IN 1194 A RAGING FIRE BURNED most of the town of Chartres, in France, including its cathedral. Worried citizens feared that their most prized relic, the sacred tunic worn by the Virgin Mary when Christ was born, had gone up in flames as well. Had the Virgin abandoned the town? Suddenly the bishop and his clerics emerged from the cathedral crypt carrying the sacred tunic, which had remained unharmed. They took it as a sign that the Virgin had not only not abandoned her city but also wanted a new and more magnificent cathedral to house her relic. The town dedicated itself to the task; the bishop, his clerics, and the town guilds all gave generously to pay for stonecutters, carvers, glaziers, countless other workmen, and a master builder. Donations poured in from the counts, dukes, and even the king of France. The new cathedral was finished in twenty-six years—a very short time in an age when such churches usually took a century or more to build. Its vault soared 116 feet high; its length stretched more than 100 yards. Its western portals, which had been spared the flames, retained the sculptural decoration—carved around 1150—of the old church: three doorways surrounded and surmounted by figures that demonstrated the close relationship between the truths of divine wisdom, the French royal house, and the seven liberal arts—grammar, rhetoric, logic, arithmetic, geometry, music, and astronomy. The rest of the church was built in a new style: Gothic.

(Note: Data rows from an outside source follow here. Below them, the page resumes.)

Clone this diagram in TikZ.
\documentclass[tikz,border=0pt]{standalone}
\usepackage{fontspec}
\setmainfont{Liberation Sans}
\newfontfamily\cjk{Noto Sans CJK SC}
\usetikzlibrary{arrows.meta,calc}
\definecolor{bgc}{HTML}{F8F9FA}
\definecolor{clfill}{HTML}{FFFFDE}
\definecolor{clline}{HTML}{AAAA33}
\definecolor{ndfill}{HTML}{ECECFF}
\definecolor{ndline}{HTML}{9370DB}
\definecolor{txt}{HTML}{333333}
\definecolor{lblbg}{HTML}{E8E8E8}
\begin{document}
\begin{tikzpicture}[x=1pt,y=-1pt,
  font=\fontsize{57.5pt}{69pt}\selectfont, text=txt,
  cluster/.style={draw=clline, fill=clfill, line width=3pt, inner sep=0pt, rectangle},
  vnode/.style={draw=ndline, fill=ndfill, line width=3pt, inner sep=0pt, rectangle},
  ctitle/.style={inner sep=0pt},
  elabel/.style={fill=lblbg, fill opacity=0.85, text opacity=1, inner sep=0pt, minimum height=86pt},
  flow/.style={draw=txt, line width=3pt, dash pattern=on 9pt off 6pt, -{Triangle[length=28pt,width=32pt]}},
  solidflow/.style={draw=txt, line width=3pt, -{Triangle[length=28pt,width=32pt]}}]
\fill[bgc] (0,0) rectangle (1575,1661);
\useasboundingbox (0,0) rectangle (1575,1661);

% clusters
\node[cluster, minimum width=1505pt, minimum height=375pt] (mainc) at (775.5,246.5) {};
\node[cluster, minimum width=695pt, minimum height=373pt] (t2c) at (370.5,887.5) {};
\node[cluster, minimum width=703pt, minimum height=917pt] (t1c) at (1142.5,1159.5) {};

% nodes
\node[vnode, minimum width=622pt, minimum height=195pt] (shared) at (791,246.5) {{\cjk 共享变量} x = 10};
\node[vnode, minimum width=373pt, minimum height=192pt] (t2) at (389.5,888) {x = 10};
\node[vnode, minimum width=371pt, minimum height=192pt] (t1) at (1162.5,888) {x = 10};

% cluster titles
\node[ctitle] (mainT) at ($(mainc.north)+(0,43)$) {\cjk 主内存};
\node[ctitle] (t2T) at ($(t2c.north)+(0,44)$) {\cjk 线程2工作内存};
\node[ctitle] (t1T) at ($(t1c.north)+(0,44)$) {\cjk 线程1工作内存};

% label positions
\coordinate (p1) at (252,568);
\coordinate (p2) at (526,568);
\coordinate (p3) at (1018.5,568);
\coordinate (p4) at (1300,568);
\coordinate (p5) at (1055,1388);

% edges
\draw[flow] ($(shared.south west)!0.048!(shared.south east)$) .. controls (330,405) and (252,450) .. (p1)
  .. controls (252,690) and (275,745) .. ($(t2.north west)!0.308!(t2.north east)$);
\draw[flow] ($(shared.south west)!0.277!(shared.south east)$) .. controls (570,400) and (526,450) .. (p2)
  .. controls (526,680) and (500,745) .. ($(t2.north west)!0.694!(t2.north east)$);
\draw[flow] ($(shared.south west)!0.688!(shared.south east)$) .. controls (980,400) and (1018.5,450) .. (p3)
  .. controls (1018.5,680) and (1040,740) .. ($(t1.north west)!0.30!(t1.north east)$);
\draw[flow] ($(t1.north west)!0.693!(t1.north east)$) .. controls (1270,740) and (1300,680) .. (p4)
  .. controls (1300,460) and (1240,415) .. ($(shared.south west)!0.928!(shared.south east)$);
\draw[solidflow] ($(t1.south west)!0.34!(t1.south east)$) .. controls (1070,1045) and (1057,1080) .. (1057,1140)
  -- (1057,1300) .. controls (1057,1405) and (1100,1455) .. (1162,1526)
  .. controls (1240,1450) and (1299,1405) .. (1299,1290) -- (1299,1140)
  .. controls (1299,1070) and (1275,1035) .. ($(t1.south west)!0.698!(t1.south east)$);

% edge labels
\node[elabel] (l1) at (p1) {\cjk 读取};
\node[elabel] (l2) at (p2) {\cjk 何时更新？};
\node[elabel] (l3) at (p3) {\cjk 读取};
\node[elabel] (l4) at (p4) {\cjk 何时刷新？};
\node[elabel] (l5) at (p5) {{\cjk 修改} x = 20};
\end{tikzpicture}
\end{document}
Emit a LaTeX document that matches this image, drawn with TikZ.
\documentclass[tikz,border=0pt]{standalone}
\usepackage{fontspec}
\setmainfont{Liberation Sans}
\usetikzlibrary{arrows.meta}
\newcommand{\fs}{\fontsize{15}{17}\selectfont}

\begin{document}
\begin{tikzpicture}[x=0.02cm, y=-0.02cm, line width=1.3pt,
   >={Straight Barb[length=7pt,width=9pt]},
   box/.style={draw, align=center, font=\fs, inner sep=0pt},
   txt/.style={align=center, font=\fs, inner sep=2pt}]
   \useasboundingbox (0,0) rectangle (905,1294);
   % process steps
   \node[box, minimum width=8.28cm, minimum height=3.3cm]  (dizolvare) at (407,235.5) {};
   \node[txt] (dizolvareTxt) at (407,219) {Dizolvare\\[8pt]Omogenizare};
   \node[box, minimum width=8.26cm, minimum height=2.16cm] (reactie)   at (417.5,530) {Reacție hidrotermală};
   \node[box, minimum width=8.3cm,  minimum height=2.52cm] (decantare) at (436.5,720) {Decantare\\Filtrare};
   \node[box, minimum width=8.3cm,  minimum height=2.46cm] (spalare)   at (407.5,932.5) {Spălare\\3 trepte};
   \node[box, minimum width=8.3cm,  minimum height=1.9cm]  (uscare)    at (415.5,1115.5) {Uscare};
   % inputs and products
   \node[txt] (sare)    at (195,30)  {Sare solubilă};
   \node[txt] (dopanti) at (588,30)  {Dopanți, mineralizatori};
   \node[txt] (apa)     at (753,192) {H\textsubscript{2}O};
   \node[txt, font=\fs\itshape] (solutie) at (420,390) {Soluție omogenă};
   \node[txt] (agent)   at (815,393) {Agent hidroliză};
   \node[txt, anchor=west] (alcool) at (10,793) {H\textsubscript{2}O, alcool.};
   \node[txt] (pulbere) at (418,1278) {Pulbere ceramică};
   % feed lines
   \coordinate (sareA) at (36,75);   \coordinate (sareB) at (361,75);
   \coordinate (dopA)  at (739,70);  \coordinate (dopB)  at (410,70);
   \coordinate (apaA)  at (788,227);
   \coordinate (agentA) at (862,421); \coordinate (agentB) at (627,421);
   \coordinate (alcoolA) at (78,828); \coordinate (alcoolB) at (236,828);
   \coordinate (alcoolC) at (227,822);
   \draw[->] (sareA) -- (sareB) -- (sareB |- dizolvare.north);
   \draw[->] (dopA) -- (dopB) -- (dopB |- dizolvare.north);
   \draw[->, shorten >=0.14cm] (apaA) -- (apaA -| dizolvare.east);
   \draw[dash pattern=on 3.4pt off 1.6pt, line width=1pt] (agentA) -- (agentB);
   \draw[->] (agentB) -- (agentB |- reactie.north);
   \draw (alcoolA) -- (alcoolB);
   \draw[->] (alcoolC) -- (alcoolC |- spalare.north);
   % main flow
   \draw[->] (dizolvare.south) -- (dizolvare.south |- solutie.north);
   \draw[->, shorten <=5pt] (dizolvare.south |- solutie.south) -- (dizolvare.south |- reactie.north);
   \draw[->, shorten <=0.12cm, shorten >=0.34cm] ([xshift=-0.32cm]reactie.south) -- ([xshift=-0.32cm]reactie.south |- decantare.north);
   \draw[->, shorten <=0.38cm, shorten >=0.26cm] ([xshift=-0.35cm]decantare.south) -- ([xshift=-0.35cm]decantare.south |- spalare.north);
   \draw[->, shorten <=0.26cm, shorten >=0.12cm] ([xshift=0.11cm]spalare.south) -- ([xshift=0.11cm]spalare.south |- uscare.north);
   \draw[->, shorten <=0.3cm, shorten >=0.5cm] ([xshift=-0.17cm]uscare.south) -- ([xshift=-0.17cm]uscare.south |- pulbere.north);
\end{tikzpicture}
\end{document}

CHAPTER FOCUS What were the cultural and political achievements of the late twelfth century, and what downsides did they have?
The rebuilt cathedral at Chartres sums up in stone the key features that characterized the period from 1150 to 1215 and would mark the rest of the Middle Ages. Its Gothic style—with its high vault, flying buttresses, and enormous stained-glass windows—became the quintessential style of medieval architecture. The celebration of the liberal arts on one of its doorways mirrored the new schools that flourished in the twelfth century and culminated in the universities of the thirteenth. The twenty-four statues of Old Testament figures flanking its western portals were meant to prefigure the kings of France; they demonstrate the extraordinary importance of powerful princes in this period, when monarchies and principalities ceased to be the personal creation of each ruler and became permanent institutions, with professional bureaucratic staffs. The outpouring of popular support that culminated in the building of the cathedral is evidence of a vibrant vernacular (non-Latin-speaking) culture, which expressed itself not only in stone but in literature as well. Finally, the emphasis at Chartres on the divine wisdom echoes the age’s fervor about Christian truths, a zeal that led to the creation of new religious movements even as it stoked the fires of intolerance.